3. En deuxième lieu, il ressort des termes de l'arrêté attaqué, qui ne vise que les dispositions des articles L. 313-11 11° et L. 313-12 alors applicables du code de l'entrée et du séjour des étrangers et du droit d'asile, que le préfet des Alpes-Maritimes a rejeté une demande de titre de séjour formulée uniquement à raison de l'état de santé de la fille de Mme D.... Si celle-ci soutient qu'elle a également saisi le préfet d'une demande de titre de séjour en qualité de salarié, elle ne l'établit pas en se bornant à préciser qu'elle a produit une promesse d'embauche à l'appui de sa demande de titre. Par suite, et en tout état de cause, le moyen tiré de la méconnaissance des dispositions de l'article L. 313-10 du code de l'entrée et du séjour des étrangers et du droit d'asile alors applicable ne peut qu'être écarté.

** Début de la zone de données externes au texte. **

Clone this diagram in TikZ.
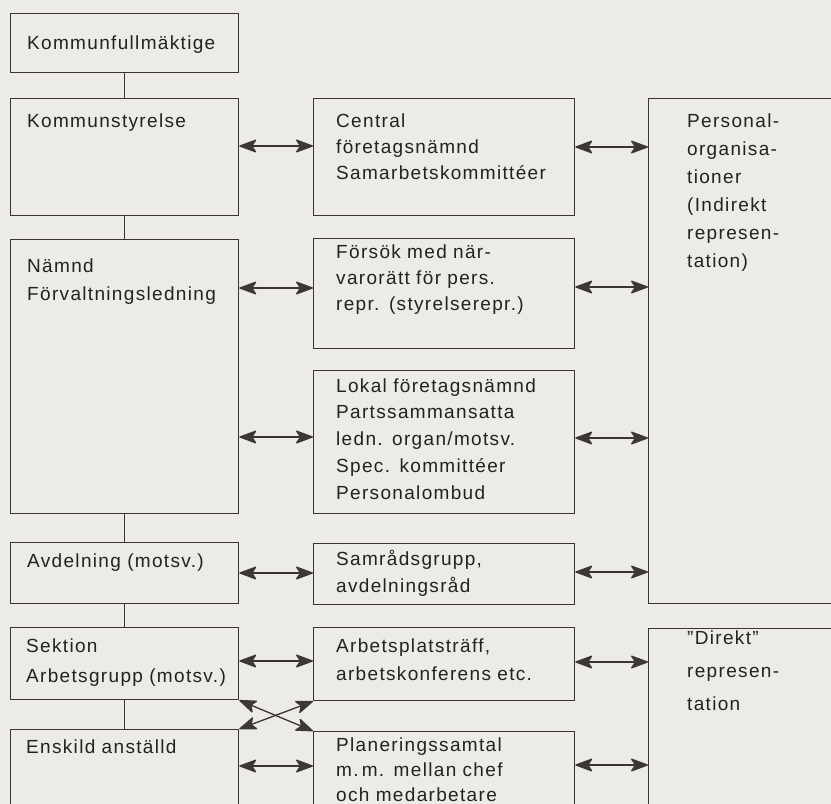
\documentclass[tikz,border=0pt]{standalone}
\usepackage{fontspec}
\setmainfont[LetterSpace=7,WordSpace=1.5]{Liberation Sans}
\usetikzlibrary{arrows.meta}
\definecolor{paper}{HTML}{ECEBE8}
\definecolor{ink}{HTML}{3A3434}
\definecolor{tipc}{HTML}{3C3838}
\definecolor{txtc}{HTML}{242121}
\tikzset{
  box/.style={draw=ink, line width=1.3pt, inner sep=0pt, anchor=north west},
  txt/.style={anchor=base west, inner sep=0pt, text width=300pt, align=left,
              text=txtc, font=\fontsize{19}{#1}\selectfont},
  txt/.default=27pt,
  link/.style={draw=ink, line width=1.3pt},
  dbl/.style={draw=ink, line width=1.3pt,
    {Stealth[length=19pt,width=14pt,inset=4.5pt,fill=tipc,color=tipc,round]}-{Stealth[length=19pt,width=14pt,inset=4.5pt,fill=tipc,color=tipc,round]}}
}
\begin{document}
\begin{tikzpicture}[x=1pt,y=-1pt]
  \fill[paper] (0,0) rectangle (831,804);
  \useasboundingbox (0,0) rectangle (831,804);
  \clip (0,0) rectangle (831,804);

  % left column: the hierarchy
  \node[box, minimum width=228pt, minimum height=59pt]  (KF) at (10,13) {};
  \node[box, minimum width=228pt, minimum height=117pt] (KS) at (10,98) {};
  \node[box, minimum width=228pt, minimum height=274pt] (NA) at (10,239) {};
  \node[box, minimum width=228pt, minimum height=61pt]  (AV) at (10,542) {};
  \node[box, minimum width=228pt, minimum height=72pt]  (SE) at (10,627) {};
  \node[box, minimum width=228pt, minimum height=120pt] (EN) at (10,729) {};

  % middle column: forms of participation
  \node[box, minimum width=261pt, minimum height=117pt] (CE) at (313,98) {};
  \node[box, minimum width=261pt, minimum height=110pt] (FO) at (313,238) {};
  \node[box, minimum width=261pt, minimum height=143pt] (LO) at (313,370) {};
  \node[box, minimum width=261pt, minimum height=61pt]  (SA) at (313,543) {};
  \node[box, minimum width=261pt, minimum height=73pt]  (AP) at (313,627) {};
  \node[box, minimum width=261pt, minimum height=120pt] (PL) at (313,731) {};

  % right column: representation
  \node[box, minimum width=220pt, minimum height=505pt] (PO) at (648,98) {};
  \node[box, minimum width=220pt, minimum height=220pt] (DI) at (648,628) {};

  % texts
  \node[txt] (tKF) at (27,49)  {Kommunfullmäktige};
  \node[txt] (tKS) at (27,127) {Kommunstyrelse};
  \node[txt=28pt] (tNA) at (27,272) {Nämnd\\Förvaltningsledning};
  \node[txt] (tAV) at (27,567) {Avdelning (motsv.)};
  \node[txt=30pt] (tSE) at (26,652) {Sektion\\Arbetsgrupp (motsv.)};
  \node[txt] (tEN) at (26,753) {Enskild anställd};

  \node[txt=26pt] (tCE) at (336,127) {Central\\företagsnämnd\\Samarbetskommittéer};
  \node[txt=26pt] (tFO) at (336,258) {Försök med när-\\varorätt för pers.\\repr. (styrelserepr.)};
  \node[txt=26.8pt] (tLO) at (336,392) {Lokal företagsnämnd\\Partssammansatta\\ledn. organ/motsv.\\Spec. kommittéer\\Personalombud};
  \node[txt] (tSA) at (336,565) {Samrådsgrupp,\\avdelningsråd};
  \node[txt=28pt] (tAP) at (336,652) {Arbetsplatsträff,\\arbetskonferens etc.};
  \node[txt=25pt] (tPL) at (336,751) {Planeringssamtal\\m.\,m. mellan chef\\och medarbetare};

  \node[txt=28pt] (tPO) at (687,127) {Personal-\\organisa-\\tioner\\(Indirekt\\represen-\\tation)};
  \node[txt=33pt] (tDI) at (687,644) {\symbol{34}Direkt\symbol{34}\\represen-\\tation};

  % vertical links in the hierarchy
  \draw[link] (KF.south) -- (KS.north);
  \draw[link] (KS.south) -- (NA.north);
  \draw[link] (NA.south) -- (AV.north);
  \draw[link] (AV.south) -- (SE.north);
  \draw[link] (SE.south) -- (EN.north);

  % two-way arrows, left to middle
  \draw[dbl] (KS.east |- 0,146) -- (CE.west |- 0,146);
  \draw[dbl] (NA.east |- 0,288) -- (FO.west |- 0,288);
  \draw[dbl] (NA.east |- 0,437) -- (LO.west |- 0,437);
  \draw[dbl] (AV.east |- 0,573) -- (SA.west |- 0,573);
  \draw[dbl] (SE.east |- 0,661) -- (AP.west |- 0,661);
  \draw[dbl] (EN.east |- 0,766) -- (PL.west |- 0,766);
  \draw[dbl] (SE.south east) -- (PL.north west);
  \draw[dbl] (EN.north east) -- (AP.south west);

  % two-way arrows, middle to right
  \draw[dbl] (CE.east |- 0,147) -- (PO.west |- 0,147);
  \draw[dbl] (FO.east |- 0,287) -- (PO.west |- 0,287);
  \draw[dbl] (LO.east |- 0,438) -- (PO.west |- 0,438);
  \draw[dbl] (SA.east |- 0,572) -- (PO.west |- 0,572);
  \draw[dbl] (AP.east |- 0,662) -- (DI.west |- 0,662);
  \draw[dbl] (PL.east |- 0,765) -- (DI.west |- 0,765);
\end{tikzpicture}
\end{document}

4. En troisième lieu, aux termes de l'article 8 de la convention européenne de sauvegarde des droits de l'homme et des libertés fondamentales : " 1. Toute personne a droit au respect de sa vie privée et familiale, de son domicile et de sa correspondance. / 2. Il ne peut y avoir ingérence d'une autorité publique dans l'exercice de ce droit que pour autant que cette ingérence est prévue par la loi et qu'elle constitue une mesure qui, dans une société démocratique, est nécessaire à la sécurité nationale, à la sûreté publique, au bien-être économique du pays, à la défense de l'ordre et à la prévention des infractions pénales, à la protection de la santé ou de la morale, ou à la protection des droits et libertés d'autrui ". Et aux termes de l'article L. 313-11 du code de l'entrée et du séjour des étrangers et du droit d'asile alors en vigueur : " Sauf si sa présence constitue une menace pour l'ordre public, la carte de séjour temporaire portant la mention " vie privée et familiale " est délivrée de plein droit : (...) /

7° A l'étranger ne vivant pas en état de polygamie, qui n'entre pas dans les catégories précédentes ou dans celles qui ouvrent droit au regroupement familial, dont les liens personnels et familiaux en France, appréciés notamment au regard de leur intensité, de leur ancienneté et de leur stabilité, des conditions d'existence de l'intéressé, de son insertion dans la société française ainsi que de la nature de ses liens avec la famille restée dans le pays d'origine, sont tels que le refus d'autoriser son séjour porterait à son droit au respect de sa vie privée et familiale une atteinte disproportionnée au regard des motifs du refus (...) ".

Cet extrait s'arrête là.